_Written request_:
Copy all of the material exactly. Pictures are not to appear in the copy.

_Collected data_:
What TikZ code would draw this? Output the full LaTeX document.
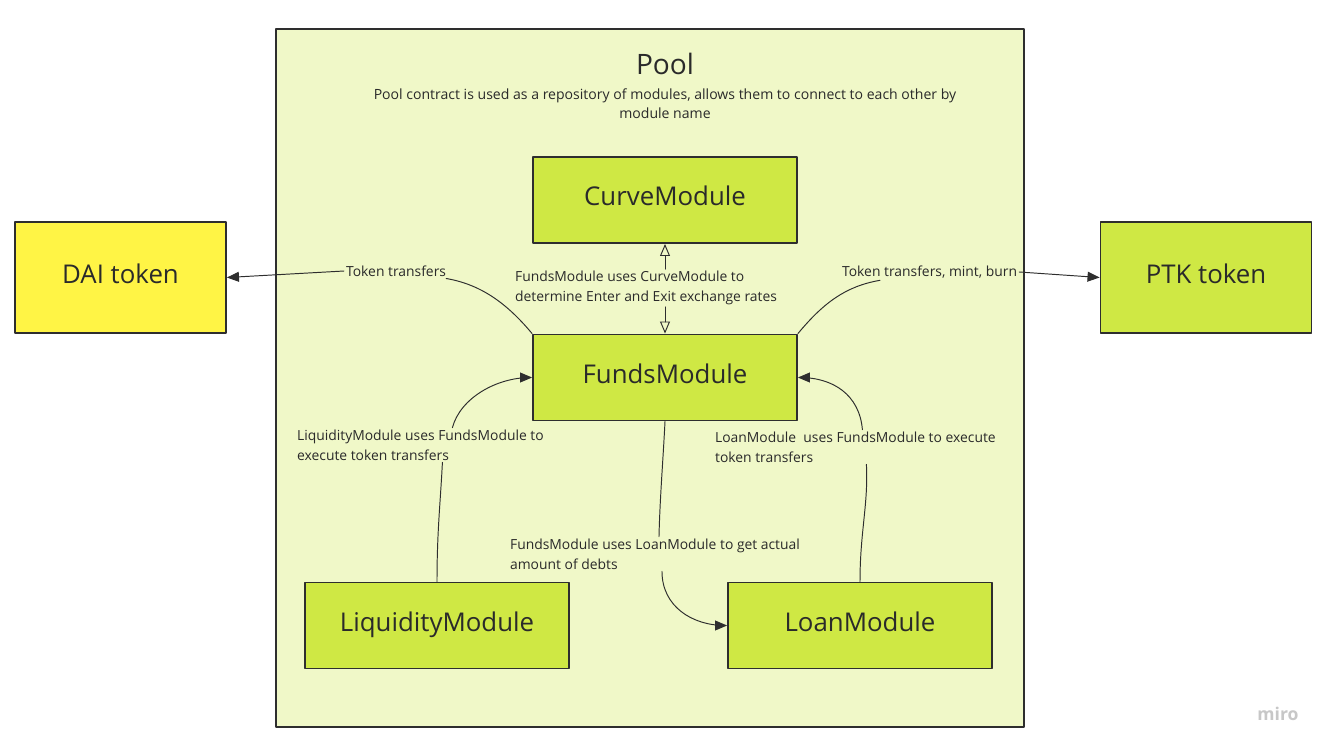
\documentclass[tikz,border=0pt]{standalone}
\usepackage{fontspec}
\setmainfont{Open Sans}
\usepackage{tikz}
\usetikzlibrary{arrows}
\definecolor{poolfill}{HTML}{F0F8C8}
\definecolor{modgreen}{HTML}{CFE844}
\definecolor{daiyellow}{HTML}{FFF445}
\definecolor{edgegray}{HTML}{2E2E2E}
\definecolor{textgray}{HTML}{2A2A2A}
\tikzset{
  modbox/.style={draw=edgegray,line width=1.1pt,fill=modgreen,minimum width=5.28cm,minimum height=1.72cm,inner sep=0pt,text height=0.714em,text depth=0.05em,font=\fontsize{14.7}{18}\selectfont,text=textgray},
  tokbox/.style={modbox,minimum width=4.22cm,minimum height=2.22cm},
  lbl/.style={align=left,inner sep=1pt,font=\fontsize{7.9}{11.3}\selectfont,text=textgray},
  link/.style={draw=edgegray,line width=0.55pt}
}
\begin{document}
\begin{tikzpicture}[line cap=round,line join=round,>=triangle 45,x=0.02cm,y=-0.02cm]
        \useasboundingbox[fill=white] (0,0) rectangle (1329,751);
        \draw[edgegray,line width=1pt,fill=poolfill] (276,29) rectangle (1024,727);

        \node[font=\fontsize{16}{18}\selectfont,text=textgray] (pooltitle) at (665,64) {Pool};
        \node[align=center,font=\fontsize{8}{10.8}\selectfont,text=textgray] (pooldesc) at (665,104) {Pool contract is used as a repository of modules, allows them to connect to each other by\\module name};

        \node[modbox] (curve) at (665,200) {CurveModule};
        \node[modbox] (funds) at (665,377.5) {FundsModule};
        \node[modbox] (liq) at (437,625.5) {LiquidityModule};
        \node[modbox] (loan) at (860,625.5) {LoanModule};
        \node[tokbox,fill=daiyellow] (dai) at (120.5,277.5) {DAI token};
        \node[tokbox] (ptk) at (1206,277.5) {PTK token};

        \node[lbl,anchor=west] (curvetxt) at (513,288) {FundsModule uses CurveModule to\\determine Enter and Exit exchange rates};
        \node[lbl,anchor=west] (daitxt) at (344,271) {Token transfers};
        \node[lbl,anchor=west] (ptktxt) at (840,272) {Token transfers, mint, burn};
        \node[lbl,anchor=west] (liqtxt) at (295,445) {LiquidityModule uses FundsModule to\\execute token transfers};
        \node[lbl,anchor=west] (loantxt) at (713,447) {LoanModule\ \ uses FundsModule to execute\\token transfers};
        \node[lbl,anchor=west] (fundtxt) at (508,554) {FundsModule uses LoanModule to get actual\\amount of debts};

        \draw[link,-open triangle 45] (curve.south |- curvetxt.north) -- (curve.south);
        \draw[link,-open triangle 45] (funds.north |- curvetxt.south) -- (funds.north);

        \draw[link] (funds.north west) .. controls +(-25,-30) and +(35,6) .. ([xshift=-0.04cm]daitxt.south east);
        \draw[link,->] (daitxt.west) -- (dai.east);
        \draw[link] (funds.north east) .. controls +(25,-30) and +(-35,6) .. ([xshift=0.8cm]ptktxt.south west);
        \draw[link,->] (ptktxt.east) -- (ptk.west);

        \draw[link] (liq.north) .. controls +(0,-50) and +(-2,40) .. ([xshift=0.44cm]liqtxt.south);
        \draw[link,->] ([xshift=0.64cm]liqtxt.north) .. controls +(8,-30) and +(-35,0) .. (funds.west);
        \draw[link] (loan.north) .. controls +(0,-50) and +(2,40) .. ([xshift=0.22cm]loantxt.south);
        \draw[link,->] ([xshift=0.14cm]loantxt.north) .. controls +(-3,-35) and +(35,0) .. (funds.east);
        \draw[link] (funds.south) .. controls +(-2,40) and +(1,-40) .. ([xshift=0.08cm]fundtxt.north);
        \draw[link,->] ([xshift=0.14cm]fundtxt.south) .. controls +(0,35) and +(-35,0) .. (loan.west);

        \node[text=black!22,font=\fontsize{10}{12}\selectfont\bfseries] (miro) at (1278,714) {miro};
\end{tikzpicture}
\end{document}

_Full answer_:
What TikZ code would draw this? Output the full LaTeX document.
\documentclass[tikz,border=0pt]{standalone}
\usepackage{fontspec}
\setmainfont{Open Sans}
\usepackage{tikz}
\usetikzlibrary{arrows}
\definecolor{poolfill}{HTML}{F0F8C8}
\definecolor{modgreen}{HTML}{CFE844}
\definecolor{daiyellow}{HTML}{FFF445}
\definecolor{edgegray}{HTML}{2E2E2E}
\definecolor{textgray}{HTML}{2A2A2A}
\tikzset{
  modbox/.style={draw=edgegray,line width=1.1pt,fill=modgreen,minimum width=5.28cm,minimum height=1.72cm,inner sep=0pt,text height=0.714em,text depth=0.05em,font=\fontsize{14.7}{18}\selectfont,text=textgray},
  tokbox/.style={modbox,minimum width=4.22cm,minimum height=2.22cm},
  lbl/.style={align=left,inner sep=1pt,font=\fontsize{7.9}{11.3}\selectfont,text=textgray},
  link/.style={draw=edgegray,line width=0.55pt}
}
\begin{document}
\begin{tikzpicture}[line cap=round,line join=round,>=triangle 45,x=0.02cm,y=-0.02cm]
        \useasboundingbox[fill=white] (0,0) rectangle (1329,751);
        \draw[edgegray,line width=1pt,fill=poolfill] (276,29) rectangle (1024,727);

        \node[font=\fontsize{16}{18}\selectfont,text=textgray] (pooltitle) at (665,64) {Pool};
        \node[align=center,font=\fontsize{8}{10.8}\selectfont,text=textgray] (pooldesc) at (665,104) {Pool contract is used as a repository of modules, allows them to connect to each other by\\module name};

        \node[modbox] (curve) at (665,200) {CurveModule};
        \node[modbox] (funds) at (665,377.5) {FundsModule};
        \node[modbox] (liq) at (437,625.5) {LiquidityModule};
        \node[modbox] (loan) at (860,625.5) {LoanModule};
        \node[tokbox,fill=daiyellow] (dai) at (120.5,277.5) {DAI token};
        \node[tokbox] (ptk) at (1206,277.5) {PTK token};

        \node[lbl,anchor=west] (curvetxt) at (513,288) {FundsModule uses CurveModule to\\determine Enter and Exit exchange rates};
        \node[lbl,anchor=west] (daitxt) at (344,271) {Token transfers};
        \node[lbl,anchor=west] (ptktxt) at (840,272) {Token transfers, mint, burn};
        \node[lbl,anchor=west] (liqtxt) at (295,445) {LiquidityModule uses FundsModule to\\execute token transfers};
        \node[lbl,anchor=west] (loantxt) at (713,447) {LoanModule\ \ uses FundsModule to execute\\token transfers};
        \node[lbl,anchor=west] (fundtxt) at (508,554) {FundsModule uses LoanModule to get actual\\amount of debts};

        \draw[link,-open triangle 45] (curve.south |- curvetxt.north) -- (curve.south);
        \draw[link,-open triangle 45] (funds.north |- curvetxt.south) -- (funds.north);

        \draw[link] (funds.north west) .. controls +(-25,-30) and +(35,6) .. ([xshift=-0.04cm]daitxt.south east);
        \draw[link,->] (daitxt.west) -- (dai.east);
        \draw[link] (funds.north east) .. controls +(25,-30) and +(-35,6) .. ([xshift=0.8cm]ptktxt.south west);
        \draw[link,->] (ptktxt.east) -- (ptk.west);

        \draw[link] (liq.north) .. controls +(0,-50) and +(-2,40) .. ([xshift=0.44cm]liqtxt.south);
        \draw[link,->] ([xshift=0.64cm]liqtxt.north) .. controls +(8,-30) and +(-35,0) .. (funds.west);
        \draw[link] (loan.north) .. controls +(0,-50) and +(2,40) .. ([xshift=0.22cm]loantxt.south);
        \draw[link,->] ([xshift=0.14cm]loantxt.north) .. controls +(-3,-35) and +(35,0) .. (funds.east);
        \draw[link] (funds.south) .. controls +(-2,40) and +(1,-40) .. ([xshift=0.08cm]fundtxt.north);
        \draw[link,->] ([xshift=0.14cm]fundtxt.south) .. controls +(0,35) and +(-35,0) .. (loan.west);

        \node[text=black!22,font=\fontsize{10}{12}\selectfont\bfseries] (miro) at (1278,714) {miro};
\end{tikzpicture}
\end{document}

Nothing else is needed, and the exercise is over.